# Proof that $n$ planes cut a solid torus into a maximum of $\frac16(n^3+3n^2+8n)$ pieces

Question: How many pieces can a solid torus be cut into with three (affine) planar cuts?

A google search will quickly reveal that the answer is thirteen, as can be read about here. The picture below displays this solution. However, despite being able to look at the diagram and confirm that thirteen pieces is indeed possible, I do not see how one would prove this is the maximum number of cuts. Furthermore, I have found the following general formula for $$n$$ cuts: $$f(n)=\frac{1}{6}(n^3+3n^2+8n)$$, but have not been able to find a proof for this either.
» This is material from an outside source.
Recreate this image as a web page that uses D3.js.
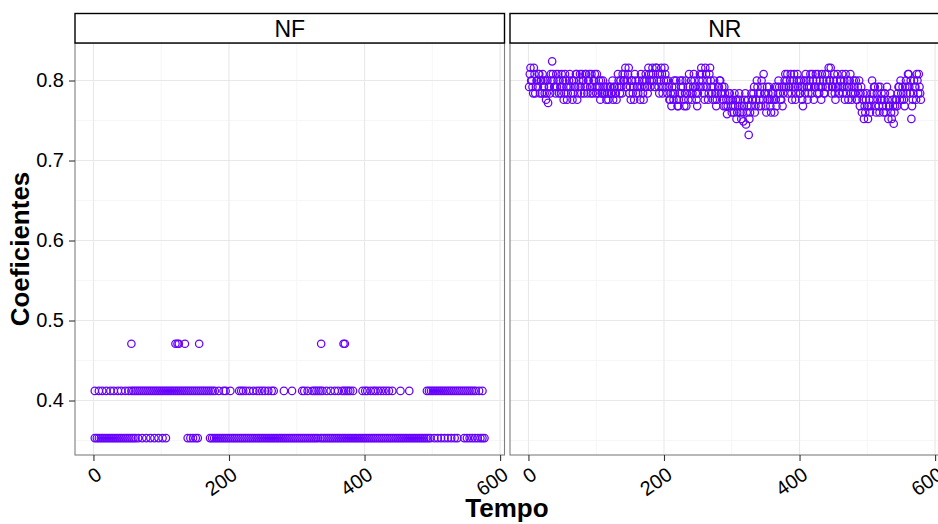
<!DOCTYPE html>
<html><head><meta charset="utf-8">
<script src="https://cdn.jsdelivr.net/npm/d3@7"></script>
<style>
body{margin:0;background:#fff}
text{font-family:"Liberation Sans",Arial,Helvetica,sans-serif}
</style>
</head><body><svg id="c" width="938" height="524"></svg>
<script>
// ---------------- data ----------------
const panels = ["NF", "NR"];
const xTicks = [0, 200, 400, 600];
const xTickLabels = ["0", "200", "400", "600"];
const xMinor = [100, 300, 500];
const yTicks = [0.4, 0.5, 0.6, 0.7, 0.8];
const yTickLabels = ["0.4", "0.5", "0.6", "0.7", "0.8"];
const yMinor = [0.35, 0.45, 0.55, 0.65, 0.75];

// NF: discrete coefficient levels and the times at which each occurs
const nfLevels = [0.353, 0.412, 0.471];
const nfTempoLow = [2,5,8,11,14,17,20,23,26,29,32,35,38,41,44,47,50,53,56,59,62,66,72,78,84,90,96,102,107,
  139,143,147,151,154,
  172,175,178,181,184,187,190,193,196,199,202,205,208,211,214,217,220,223,226,229,232,235,238,241,244,247,
  250,253,256,259,262,265,268,271,274,277,280,283,286,289,292,295,298,301,304,307,310,313,316,319,322,325,
  328,331,335,338,341,344,347,350,353,356,359,362,365,368,371,374,377,380,383,386,389,392,395,398,401,404,
  407,410,413,416,419,422,425,428,431,434,437,440,443,446,449,452,455,458,461,464,467,470,473,476,479,482,
  485,488,491,494,497,
  503,508,513,518,523,528,533,537,547,551,555,559,563,567,571,574,577];
const nfTempoMid = [2,8,13,19,25,30,36,41,47,52,
  56,59,62,65,68,71,74,77,80,83,86,89,92,95,98,101,104,107,110,113,116,119,122,125,128,131,134,137,140,143,
  146,149,152,155,158,161,164,167,170,173,176,179,
  185,192,195,202,
  215,218,221,225,230,236,241,245,249,253,258,263,266,
  281,293,308,311,316,
  323,326,329,332,335,338,344,350,356,361,367,370,373,376,379,383,
  397,401,404,409,413,416,420,424,428,432,436,441,453,466,
  492,495,498,501,504,507,510,513,516,519,522,525,528,531,534,537,540,543,546,549,552,555,558,561,564,569,574];
const nfTempoHigh = [56,121,124,126,135,156,336,369,371];

// NR: coefficients at odd and at even time steps
const nrTempoOdd = d3.range(1, 580, 2);
const nrCoefOdd = [
  0.792,0.816,0.800,0.784,0.808,0.792,0.800,0.808,0.784,0.800,
  0.808,0.792,0.800,0.784,0.772,0.792,0.808,0.824,0.800,0.792,
  0.808,0.800,0.784,0.792,0.808,0.800,0.784,0.800,0.776,0.792,
  0.808,0.784,0.776,0.800,0.792,0.808,0.784,0.800,0.792,0.808,
  0.800,0.792,0.808,0.784,0.800,0.792,0.808,0.784,0.800,0.792,
  0.808,0.784,0.792,0.800,0.784,0.792,0.784,0.776,0.792,0.784,
  0.792,0.784,0.776,0.792,0.784,0.792,0.800,0.784,0.792,0.808,
  0.800,0.816,0.792,0.808,0.784,0.776,0.800,0.792,0.808,0.784,
  0.792,0.800,0.776,0.792,0.784,0.800,0.808,0.792,0.816,0.800,
  0.808,0.816,0.800,0.792,0.816,0.808,0.784,0.800,0.808,0.792,
  0.816,0.800,0.784,0.792,0.776,0.768,0.784,0.800,0.792,0.776,
  0.768,0.784,0.792,0.800,0.776,0.784,0.768,0.792,0.808,0.784,
  0.776,0.792,0.800,0.784,0.768,0.792,0.808,0.816,0.800,0.784,
  0.816,0.792,0.776,0.808,0.800,0.784,0.792,0.776,0.768,0.784,
  0.792,0.800,0.784,0.776,0.792,0.768,0.758,0.776,0.784,0.768,
  0.776,0.760,0.768,0.752,0.776,0.784,0.760,0.768,0.749,0.776,
  0.745,0.768,0.732,0.760,0.784,0.776,0.792,0.768,0.800,0.784,
  0.776,0.768,0.792,0.808,0.784,0.760,0.776,0.792,0.768,0.776,
  0.784,0.760,0.776,0.792,0.800,0.784,0.776,0.768,0.792,0.808,
  0.800,0.784,0.792,0.808,0.776,0.800,0.792,0.784,0.808,0.800,
  0.784,0.792,0.768,0.800,0.808,0.792,0.784,0.800,0.792,0.808,
  0.776,0.792,0.800,0.808,0.784,0.792,0.808,0.800,0.784,0.792,
  0.808,0.816,0.800,0.784,0.792,0.808,0.776,0.800,0.792,0.784,
  0.800,0.808,0.792,0.776,0.784,0.800,0.792,0.808,0.776,0.784,
  0.792,0.800,0.776,0.784,0.768,0.792,0.776,0.752,0.760,0.784,
  0.752,0.776,0.768,0.800,0.784,0.792,0.760,0.776,0.768,0.792,
  0.784,0.768,0.776,0.760,0.792,0.752,0.768,0.760,0.776,0.746,
  0.768,0.776,0.784,0.792,0.800,0.776,0.784,0.768,0.800,0.792,
  0.808,0.784,0.752,0.776,0.800,0.792,0.808,0.784,0.792,0.776
];
const nrTempoEven = d3.range(2, 579, 2);
const nrCoefEven = [
  0.808,0.800,0.792,0.816,0.784,0.800,0.792,0.808,0.800,0.784,
  0.800,0.784,0.776,0.800,0.792,0.784,0.800,0.808,0.792,0.784,
  0.792,0.808,0.800,0.784,0.792,0.776,0.808,0.792,0.784,0.800,
  0.792,0.800,0.784,0.792,0.808,0.776,0.792,0.808,0.784,0.800,
  0.784,0.808,0.792,0.800,0.808,0.784,0.792,0.800,0.808,0.784,
  0.792,0.800,0.776,0.784,0.800,0.784,0.792,0.784,0.776,0.792,
  0.784,0.800,0.792,0.784,0.776,0.808,0.792,0.800,0.784,0.800,
  0.808,0.792,0.800,0.816,0.792,0.800,0.784,0.776,0.800,0.792,
  0.784,0.792,0.808,0.800,0.776,0.792,0.800,0.784,0.808,0.792,
  0.800,0.808,0.792,0.816,0.800,0.792,0.808,0.816,0.784,0.800,
  0.808,0.792,0.800,0.776,0.784,0.792,0.776,0.784,0.800,0.768,
  0.776,0.800,0.784,0.792,0.768,0.800,0.784,0.776,0.792,0.800,
  0.784,0.808,0.792,0.776,0.784,0.800,0.792,0.808,0.792,0.776,
  0.808,0.800,0.784,0.816,0.792,0.776,0.800,0.784,0.776,0.792,
  0.800,0.784,0.792,0.768,0.784,0.776,0.768,0.784,0.776,0.760,
  0.768,0.784,0.776,0.760,0.768,0.776,0.752,0.760,0.768,0.784,
  0.760,0.776,0.752,0.768,0.776,0.784,0.760,0.776,0.792,0.768,
  0.784,0.800,0.776,0.784,0.768,0.792,0.784,0.776,0.760,0.784,
  0.776,0.792,0.768,0.784,0.792,0.776,0.792,0.784,0.800,0.792,
  0.808,0.792,0.800,0.784,0.792,0.808,0.776,0.800,0.792,0.784,
  0.800,0.776,0.792,0.784,0.800,0.776,0.792,0.808,0.784,0.800,
  0.792,0.808,0.784,0.792,0.800,0.776,0.792,0.784,0.808,0.800,
  0.792,0.800,0.816,0.792,0.800,0.784,0.792,0.808,0.784,0.800,
  0.792,0.784,0.800,0.808,0.792,0.776,0.800,0.784,0.792,0.800,
  0.784,0.776,0.792,0.800,0.784,0.760,0.784,0.768,0.776,0.768,
  0.768,0.760,0.784,0.776,0.792,0.768,0.784,0.792,0.760,0.776,
  0.776,0.760,0.784,0.768,0.776,0.768,0.784,0.752,0.768,0.760,
  0.776,0.768,0.792,0.776,0.784,0.792,0.776,0.792,0.784,0.808,
  0.792,0.800,0.768,0.784,0.792,0.776,0.800,0.808,0.784
];

// ---------------- layout ----------------
const svg = d3.select("#c");
const panelTop = 43, panelBottom = 455, stripTop = 13.5;
const panelX = [[75, 504.5], [510, 939.5]];
const xDomain = [-27.2, 606.5], yDomain = [0.3319, 0.8469];
const pointColor = "#6600ff";

const y = d3.scaleLinear().domain(yDomain).range([panelBottom, panelTop]);

const nfPoints = [];
nfTempoLow.forEach(t => nfPoints.push([t, nfLevels[0]]));
nfTempoMid.forEach(t => nfPoints.push([t, nfLevels[1]]));
nfTempoHigh.forEach(t => nfPoints.push([t, nfLevels[2]]));
const nrPoints = nrTempoOdd.map((t, i) => [t, nrCoefOdd[i]])
  .concat(nrTempoEven.map((t, i) => [t, nrCoefEven[i]]));
const panelData = [nfPoints, nrPoints];

panels.forEach((name, pi) => {
  const [x0, x1] = panelX[pi];
  const x = d3.scaleLinear().domain(xDomain).range([x0, x1]);
  const g = svg.append("g");

  g.append("rect").attr("x", x0).attr("y", panelTop).attr("width", x1 - x0)
    .attr("height", panelBottom - panelTop).attr("fill", "#fff");

  // minor grid
  g.selectAll(".ymin").data(yMinor).enter().append("line")
    .attr("x1", x0).attr("x2", x1).attr("y1", d => y(d)).attr("y2", d => y(d))
    .attr("stroke", "#f4f4f4").attr("stroke-width", 0.8);
  g.selectAll(".xmin").data(xMinor).enter().append("line")
    .attr("y1", panelTop).attr("y2", panelBottom).attr("x1", d => x(d)).attr("x2", d => x(d))
    .attr("stroke", "#f4f4f4").attr("stroke-width", 0.8);
  // major grid
  g.selectAll(".ymaj").data(yTicks).enter().append("line")
    .attr("x1", x0).attr("x2", x1).attr("y1", d => y(d)).attr("y2", d => y(d))
    .attr("stroke", "#e8e8e8").attr("stroke-width", 1.1);
  g.selectAll(".xmaj").data(xTicks).enter().append("line")
    .attr("y1", panelTop).attr("y2", panelBottom).attr("x1", d => x(d)).attr("x2", d => x(d))
    .attr("stroke", "#e8e8e8").attr("stroke-width", 1.1);

  // points
  g.append("g").selectAll("circle").data(panelData[pi]).enter().append("circle")
    .attr("cx", d => x(d[0])).attr("cy", d => y(d[1])).attr("r", 3.7)
    .attr("fill", "none").attr("stroke", pointColor).attr("stroke-width", 1.25);

  // border
  g.append("rect").attr("x", x0).attr("y", panelTop).attr("width", x1 - x0)
    .attr("height", panelBottom - panelTop).attr("fill", "none")
    .attr("stroke", "#7f7f7f").attr("stroke-width", 1.1);

  // strip
  g.append("rect").attr("x", x0).attr("y", stripTop).attr("width", x1 - x0)
    .attr("height", panelTop - stripTop).attr("fill", "#fff")
    .attr("stroke", "#000").attr("stroke-width", 1.4);
  g.append("text").attr("x", (x0 + x1) / 2).attr("y", 37).attr("text-anchor", "middle")
    .attr("font-size", "23px").attr("fill", "#000").text(name);

  // x axis
  const xa = g.append("g").attr("transform", `translate(0,${panelBottom})`)
    .call(d3.axisBottom(x).tickValues(xTicks).tickSize(6).tickFormat((d, i) => xTickLabels[i]));
  xa.select(".domain").remove();
  xa.selectAll(".tick line").attr("stroke", "#333").attr("stroke-width", 1.1);
  xa.selectAll(".tick text")
    .attr("font-size", "20px").attr("fill", "#000")
    .attr("text-anchor", "end")
    .attr("x", 0).attr("y", 0).attr("dy", "0.71em")
    .attr("transform", "translate(1,11) rotate(-35)");

  // y axis (left panel only)
  if (pi === 0) {
    const ya = g.append("g").attr("transform", `translate(${x0},0)`)
      .call(d3.axisLeft(y).tickValues(yTicks).tickSize(6).tickPadding(5)
        .tickFormat((d, i) => yTickLabels[i]));
    ya.select(".domain").remove();
    ya.selectAll(".tick line").attr("stroke", "#333").attr("stroke-width", 1.1);
    ya.selectAll(".tick text").attr("font-size", "20px").attr("fill", "#000");
  }
});

// axis titles
svg.append("text").attr("x", 507).attr("y", 517).attr("text-anchor", "middle")
  .attr("font-size", "26px").attr("font-weight", "bold").attr("fill", "#000").text("Tempo");
svg.append("text").attr("transform", `translate(29,${(panelTop + panelBottom) / 2}) rotate(-90)`)
  .attr("text-anchor", "middle").attr("font-size", "26px").attr("font-weight", "bold")
  .attr("fill", "#000").text("Coeficientes");
</script>
</body></html>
Better Question: How does one prove that thirteen is the maximum number of pieces with three cuts, and that $$f$$ provides the number of pieces with $$n$$ cuts? ## 1 Answer

Here's the intuitive explanation, which can be made rigorous: The maximum number of pieces is not going to change if you change the relative size of the donut and the hole, or if you stretch the donut in one direction. So you can think of a fat, sort of cigar-shaped, donut with a very skinny long hole in it. In fact, taking this equivalence to its logical extreme, you'll get the same number of pieces if your donut is just a cake with a slit cut through the middle of it (the slit does not touch any side of the cake, so from above it looks like $$\Theta$$ -- notice how the crossbar does not actually touch the outer circle).

Now, instead of starting with a slitted cake, we can think of cutting a cake with $$n$$ planar cuts, and then cutting the slit. But the slit is just like an $$(n+1)$$st planar cut, except that because it doesn't reach the edges of the cake, there must be (at least) two pieces of cake that it doesn't manage to separate. Therefore, the maximum slitted cake/torus number of pieces with $$n$$ cuts is just the maximum number of pieces you can cut a cake into with $$n+1$$ cuts, minus two. But the cake numbers $$C(n)$$ are already well known; see https://oeis.org/A000125 for a proof that $$C(n) = (n^3+5n+6)/6$$.

Finally, substituting gives us the torus formula $$f(n) = C(n+1) - 2 = ((n+1)^3+5(n+1)+6-12)/6 = (n^3+3n^2+8n)/6$$, as expected.